>> Begin

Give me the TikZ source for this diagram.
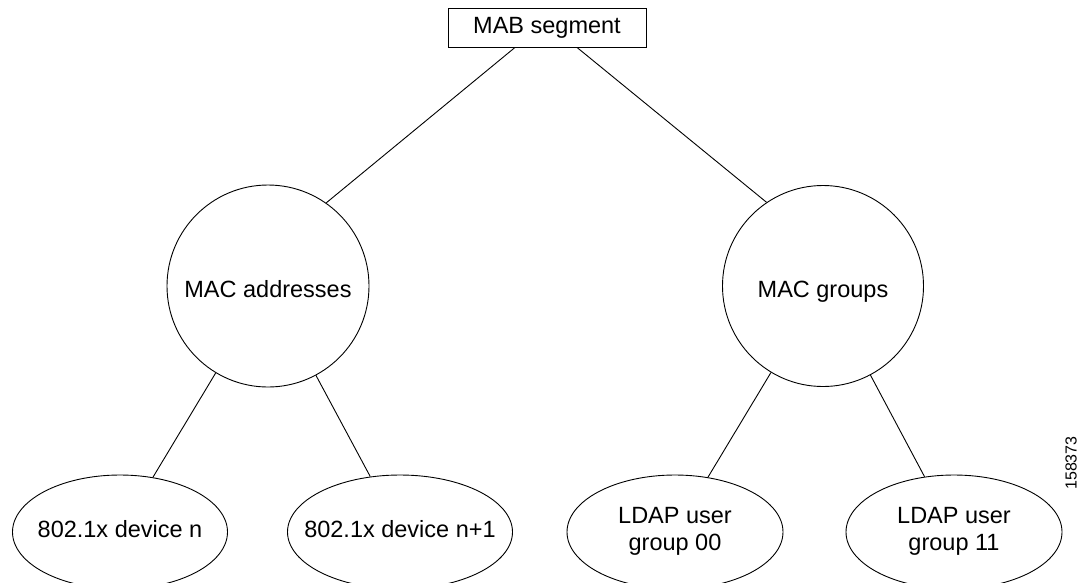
\documentclass[tikz,border=0pt]{standalone}
\usepackage{fontspec}
\setmainfont{Liberation Sans}
\usepackage{tikz}
\usetikzlibrary{shapes.geometric,calc}

%% text kept at zero width so the ellipse takes its size from the style
\newcommand{\leaftext}[1]{\makebox[0pt]{\begin{tabular}{@{}c@{}}#1\end{tabular}}}

\begin{document}
\begin{tikzpicture}[
    x=1pt, y=-1pt,
    font=\fontsize{23.5}{27}\selectfont,
    segbox/.style={
        draw=black, line width=0.9pt, rectangle, inner sep=0pt,
        minimum width=198pt, minimum height=39pt},
    grpnode/.style={
        draw=black, line width=0.9pt, circle, inner sep=0pt,
        text height=22pt, text depth=0pt, minimum size=#1},
    leaf/.style={
        draw=black, line width=0.9pt, ellipse, inner sep=0pt,
        minimum width=#1, minimum height=114pt},
    link/.style={draw=black, line width=0.9pt}
]
\useasboundingbox (0,0) rectangle (1079,582);

%% ══════════════════════════════ ROOT ══════════════════════════════
\node[segbox] (mab) at (547,27.5) {MAB segment};

%% ══════════════════════════════ GROUPS ══════════════════════════════
\node[grpnode=202pt] (macaddr) at (268,286) {MAC addresses};
\node[grpnode=201pt] (macgrp)  at (823,286) {MAC groups};

\draw[link] ($(mab.south)+(-32,0)$) -- (macaddr.55);
\draw[link] ($(mab.south)+(30,0)$)  -- (macgrp.124);

%% ══════════════════════════════ LEAVES ══════════════════════════════
\node[leaf=215pt] (dev_n)   at (120,532) {\leaftext{802.1x device n}};
\node[leaf=225pt] (dev_n1)  at (400,532) {\leaftext{802.1x device n+1}};
\node[leaf=216pt] (ldap_00) at (675,532) {\leaftext{LDAP user\\group 00}};
\node[leaf=216pt] (ldap_11) at (954,532) {\leaftext{LDAP user\\group 11}};

\draw[link] (macaddr) -- (dev_n);
\draw[link] (macaddr) -- (dev_n1);
\draw[link] (macgrp)  -- (ldap_00);
\draw[link] (macgrp)  -- (ldap_11);

%% figure number
\node[rotate=90, font=\fontsize{16}{18}\selectfont, inner sep=0pt] (fignum)
    at (1071,463) {158373};

\end{tikzpicture}
\end{document}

>> End

▶ _Exercise aim_
Reproduce every line precisely as given, omitting all pictures.

▶ _Result of the task_
Give me the TikZ source for this diagram.
\documentclass[tikz,border=0pt]{standalone}
\usepackage{fontspec}
\setmainfont{Liberation Sans}
\usepackage{tikz}
\usetikzlibrary{shapes.geometric,calc}

%% text kept at zero width so the ellipse takes its size from the style
\newcommand{\leaftext}[1]{\makebox[0pt]{\begin{tabular}{@{}c@{}}#1\end{tabular}}}

\begin{document}
\begin{tikzpicture}[
    x=1pt, y=-1pt,
    font=\fontsize{23.5}{27}\selectfont,
    segbox/.style={
        draw=black, line width=0.9pt, rectangle, inner sep=0pt,
        minimum width=198pt, minimum height=39pt},
    grpnode/.style={
        draw=black, line width=0.9pt, circle, inner sep=0pt,
        text height=22pt, text depth=0pt, minimum size=#1},
    leaf/.style={
        draw=black, line width=0.9pt, ellipse, inner sep=0pt,
        minimum width=#1, minimum height=114pt},
    link/.style={draw=black, line width=0.9pt}
]
\useasboundingbox (0,0) rectangle (1079,582);

%% ══════════════════════════════ ROOT ══════════════════════════════
\node[segbox] (mab) at (547,27.5) {MAB segment};

%% ══════════════════════════════ GROUPS ══════════════════════════════
\node[grpnode=202pt] (macaddr) at (268,286) {MAC addresses};
\node[grpnode=201pt] (macgrp)  at (823,286) {MAC groups};

\draw[link] ($(mab.south)+(-32,0)$) -- (macaddr.55);
\draw[link] ($(mab.south)+(30,0)$)  -- (macgrp.124);

%% ══════════════════════════════ LEAVES ══════════════════════════════
\node[leaf=215pt] (dev_n)   at (120,532) {\leaftext{802.1x device n}};
\node[leaf=225pt] (dev_n1)  at (400,532) {\leaftext{802.1x device n+1}};
\node[leaf=216pt] (ldap_00) at (675,532) {\leaftext{LDAP user\\group 00}};
\node[leaf=216pt] (ldap_11) at (954,532) {\leaftext{LDAP user\\group 11}};

\draw[link] (macaddr) -- (dev_n);
\draw[link] (macaddr) -- (dev_n1);
\draw[link] (macgrp)  -- (ldap_00);
\draw[link] (macgrp)  -- (ldap_11);

%% figure number
\node[rotate=90, font=\fontsize{16}{18}\selectfont, inner sep=0pt] (fignum)
    at (1071,463) {158373};

\end{tikzpicture}
\end{document}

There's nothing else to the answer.